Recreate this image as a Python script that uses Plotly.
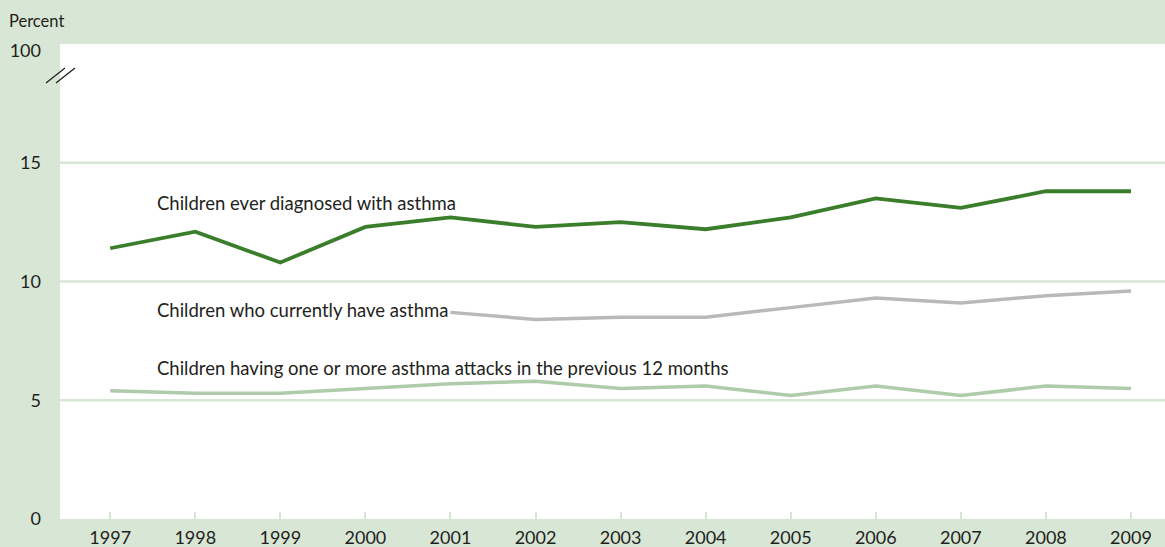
import plotly.graph_objects as go

years = list(range(1997, 2010))
ever_diagnosed = [11.4, 12.1, 10.8, 12.3, 12.7, 12.3, 12.5, 12.2, 12.7, 13.5, 13.1, 13.8, 13.8]
current_years = list(range(2001, 2010))
current_asthma = [8.7, 8.4, 8.5, 8.5, 8.9, 9.3, 9.1, 9.4, 9.6]
attacks = [5.4, 5.3, 5.3, 5.5, 5.7, 5.8, 5.5, 5.6, 5.2, 5.6, 5.2, 5.6, 5.5]

y_tickvals = [0, 5, 10, 15, 19.7]
y_ticktext = ["0", "5", "10", "15", "100"]

BG = "#d8e6d5"
TEXT = "#231f20"
FONT = "Lato"

fig = go.Figure()
fig.add_trace(go.Scatter(x=years, y=attacks, mode="lines",
                         line=dict(color="#aecbaa", width=3.5), hoverinfo="skip"))
fig.add_trace(go.Scatter(x=current_years, y=current_asthma, mode="lines",
                         line=dict(color="#b9b9b7", width=3.5), hoverinfo="skip"))
fig.add_trace(go.Scatter(x=years, y=ever_diagnosed, mode="lines",
                         line=dict(color="#3a7e2c", width=3.8), hoverinfo="skip"))

labels = [
    ("Children ever diagnosed with asthma", 13.3),
    ("Children who currently have asthma", 8.8),
    ("Children having one or more asthma attacks in the previous 12 months", 6.35),
]
for text, yv in labels:
    fig.add_annotation(x=1997.53, y=yv, text=text, showarrow=False,
                       xanchor="left", yanchor="middle",
                       font=dict(family=FONT, size=18.5, color=TEXT))

fig.add_annotation(xref="paper", yref="paper", x=-53 / 1105, y=1 + 23 / 475,
                   text="Percent", showarrow=False, xanchor="left", yanchor="middle",
                   font=dict(family=FONT, size=16.5, color=TEXT))

# axis break marks
for dx in (0, 10):
    fig.add_shape(type="line", xref="paper", yref="paper",
                  x0=(-14 + dx) / 1105, x1=(5 + dx) / 1105,
                  y0=1 - 39 / 475, y1=1 - 24 / 475,
                  line=dict(color=TEXT, width=1.3))

fig.update_layout(
    width=1165, height=547,
    margin=dict(l=60, r=0, t=44, b=28),
    paper_bgcolor=BG, plot_bgcolor="white",
    showlegend=False,
    font=dict(family=FONT, color=TEXT),
    xaxis=dict(range=[1996.41, 2009.4], tickvals=years,
               ticks="inside", ticklen=7, tickwidth=2, tickcolor=BG,
               ticklabelstandoff=6, automargin=False,
               showgrid=False, zeroline=False, showline=False,
               tickfont=dict(family=FONT, size=18, color=TEXT), fixedrange=True),
    yaxis=dict(range=[0, 20], tickvals=y_tickvals, ticktext=y_ticktext,
               showgrid=False, zeroline=False, showline=False, ticks="",
               ticklabelstandoff=18, automargin=False,
               tickfont=dict(family=FONT, size=18, color=TEXT), fixedrange=True),
)

# horizontal reference lines
for g in (5, 10, 15):
    fig.add_shape(type="line", xref="paper", yref="y", x0=0, x1=1, y0=g, y1=g,
                  line=dict(color=BG, width=2.5), layer="below")

fig.write_html("out.html")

^^^^^^^^

= DIRECTIONS FOR THIS TASK =
Repeat exactly and only the lines from the start of the data above through the line that holds "font=dict(family=FONT, size=16.5, color=TEXT))", inclusive. Pictures do not belong in the copy.

= EXPECTED ANSWER =
Recreate this image as a Python script that uses Plotly.
import plotly.graph_objects as go

years = list(range(1997, 2010))
ever_diagnosed = [11.4, 12.1, 10.8, 12.3, 12.7, 12.3, 12.5, 12.2, 12.7, 13.5, 13.1, 13.8, 13.8]
current_years = list(range(2001, 2010))
current_asthma = [8.7, 8.4, 8.5, 8.5, 8.9, 9.3, 9.1, 9.4, 9.6]
attacks = [5.4, 5.3, 5.3, 5.5, 5.7, 5.8, 5.5, 5.6, 5.2, 5.6, 5.2, 5.6, 5.5]

y_tickvals = [0, 5, 10, 15, 19.7]
y_ticktext = ["0", "5", "10", "15", "100"]

BG = "#d8e6d5"
TEXT = "#231f20"
FONT = "Lato"

fig = go.Figure()
fig.add_trace(go.Scatter(x=years, y=attacks, mode="lines",
                         line=dict(color="#aecbaa", width=3.5), hoverinfo="skip"))
fig.add_trace(go.Scatter(x=current_years, y=current_asthma, mode="lines",
                         line=dict(color="#b9b9b7", width=3.5), hoverinfo="skip"))
fig.add_trace(go.Scatter(x=years, y=ever_diagnosed, mode="lines",
                         line=dict(color="#3a7e2c", width=3.8), hoverinfo="skip"))

labels = [
    ("Children ever diagnosed with asthma", 13.3),
    ("Children who currently have asthma", 8.8),
    ("Children having one or more asthma attacks in the previous 12 months", 6.35),
]
for text, yv in labels:
    fig.add_annotation(x=1997.53, y=yv, text=text, showarrow=False,
                       xanchor="left", yanchor="middle",
                       font=dict(family=FONT, size=18.5, color=TEXT))

fig.add_annotation(xref="paper", yref="paper", x=-53 / 1105, y=1 + 23 / 475,
                   text="Percent", showarrow=False, xanchor="left", yanchor="middle",
                   font=dict(family=FONT, size=16.5, color=TEXT))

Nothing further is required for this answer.